DATA SHOWN:
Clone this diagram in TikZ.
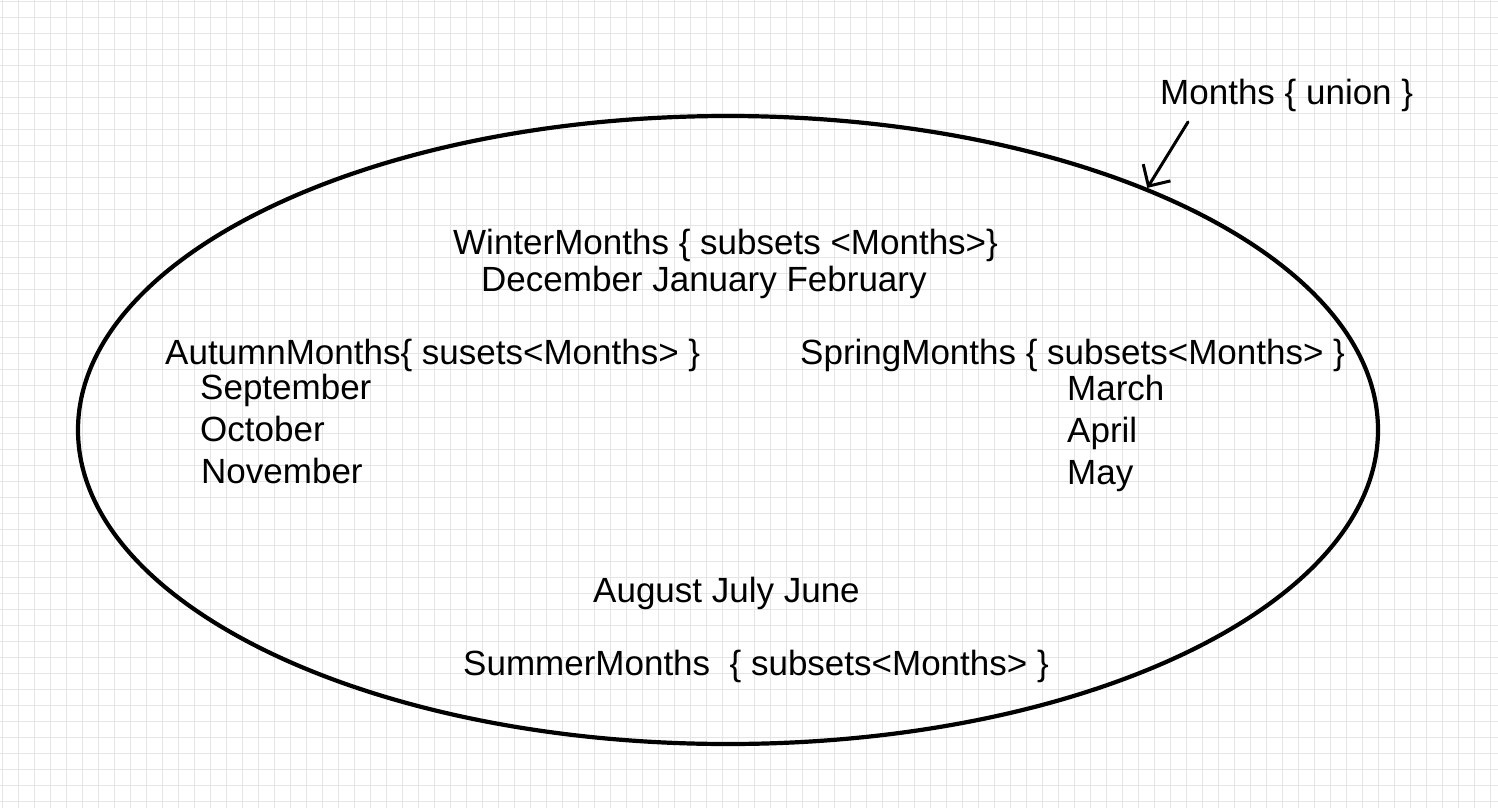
\documentclass[tikz,border=0pt]{standalone}
\usepackage{fontspec}
\setmainfont{Liberation Sans}
\usetikzlibrary{arrows.meta,shapes.geometric}
\begin{document}
\begin{tikzpicture}[x=1pt,y=-1pt,
  gridline/.style={draw=black!10, line width=1.4pt},
  txt/.style={anchor=base west, inner sep=0pt, font=\fontsize{35}{40}\selectfont},
  setshape/.style={ellipse, draw, line width=4.2pt, inner sep=0pt,
                   minimum width=1300pt, minimum height=628pt},
  pointer/.style={line width=3pt, line cap=round,
                  -{Straight Barb[length=16pt, width=32pt, line width=3pt]}},
  ]
\useasboundingbox (0,0) rectangle (1498,808);
\fill[white] (0,0) rectangle (1498,808);

% squared paper
\begin{scope}
  \clip (0,0) rectangle (1498,808);
  \foreach \i in {0,...,93} \draw[gridline] (2.5+16*\i,0) -- (2.5+16*\i,808);
  \foreach \j in {0,...,50} \draw[gridline] (0,1.7+16*\j) -- (1498,1.7+16*\j);
\end{scope}

% the union set
\node[setshape] (months) at (728,430) {};

\node[txt] (union) at (1160,104) {Months \{ union \}};
\coordinate (tail) at (1188,122);
\draw[pointer] (tail) -- (months.30.7);

% subsets
\node[txt] (winter) at (453,254) {WinterMonths \{ subsets <Months>\}};
\node[txt] (winterlist) at (481,291) {December January February};

\node[txt] (autumn) at (165,364) {AutumnMonths\{ susets<Months> \}};
\node[txt] (sep) at (200,399) {September};
\node[txt] (oct) at (200,441) {October};
\node[txt] (nov) at (201,483) {November};

\node[txt] (spring) at (800,364) {SpringMonths \{ subsets<Months> \}};
\node[txt] (mar) at (1067,400) {March};
\node[txt] (apr) at (1067,442) {April};
\node[txt] (may) at (1067,484) {May};

\node[txt] (summerlist) at (593,602) {August July June};
\node[txt] (summer) at (463,675) {SummerMonths\ \ \{ subsets<Months> \}};
\end{tikzpicture}
\end{document}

STATED PROBLEM:
Copy out every line of the material above exactly, skipping the pictures.

ANSWER TO THE PROBLEM:
Clone this diagram in TikZ.
\documentclass[tikz,border=0pt]{standalone}
\usepackage{fontspec}
\setmainfont{Liberation Sans}
\usetikzlibrary{arrows.meta,shapes.geometric}
\begin{document}
\begin{tikzpicture}[x=1pt,y=-1pt,
  gridline/.style={draw=black!10, line width=1.4pt},
  txt/.style={anchor=base west, inner sep=0pt, font=\fontsize{35}{40}\selectfont},
  setshape/.style={ellipse, draw, line width=4.2pt, inner sep=0pt,
                   minimum width=1300pt, minimum height=628pt},
  pointer/.style={line width=3pt, line cap=round,
                  -{Straight Barb[length=16pt, width=32pt, line width=3pt]}},
  ]
\useasboundingbox (0,0) rectangle (1498,808);
\fill[white] (0,0) rectangle (1498,808);

% squared paper
\begin{scope}
  \clip (0,0) rectangle (1498,808);
  \foreach \i in {0,...,93} \draw[gridline] (2.5+16*\i,0) -- (2.5+16*\i,808);
  \foreach \j in {0,...,50} \draw[gridline] (0,1.7+16*\j) -- (1498,1.7+16*\j);
\end{scope}

% the union set
\node[setshape] (months) at (728,430) {};

\node[txt] (union) at (1160,104) {Months \{ union \}};
\coordinate (tail) at (1188,122);
\draw[pointer] (tail) -- (months.30.7);

% subsets
\node[txt] (winter) at (453,254) {WinterMonths \{ subsets <Months>\}};
\node[txt] (winterlist) at (481,291) {December January February};

\node[txt] (autumn) at (165,364) {AutumnMonths\{ susets<Months> \}};
\node[txt] (sep) at (200,399) {September};
\node[txt] (oct) at (200,441) {October};
\node[txt] (nov) at (201,483) {November};

\node[txt] (spring) at (800,364) {SpringMonths \{ subsets<Months> \}};
\node[txt] (mar) at (1067,400) {March};
\node[txt] (apr) at (1067,442) {April};
\node[txt] (may) at (1067,484) {May};

\node[txt] (summerlist) at (593,602) {August July June};
\node[txt] (summer) at (463,675) {SummerMonths\ \ \{ subsets<Months> \}};
\end{tikzpicture}
\end{document}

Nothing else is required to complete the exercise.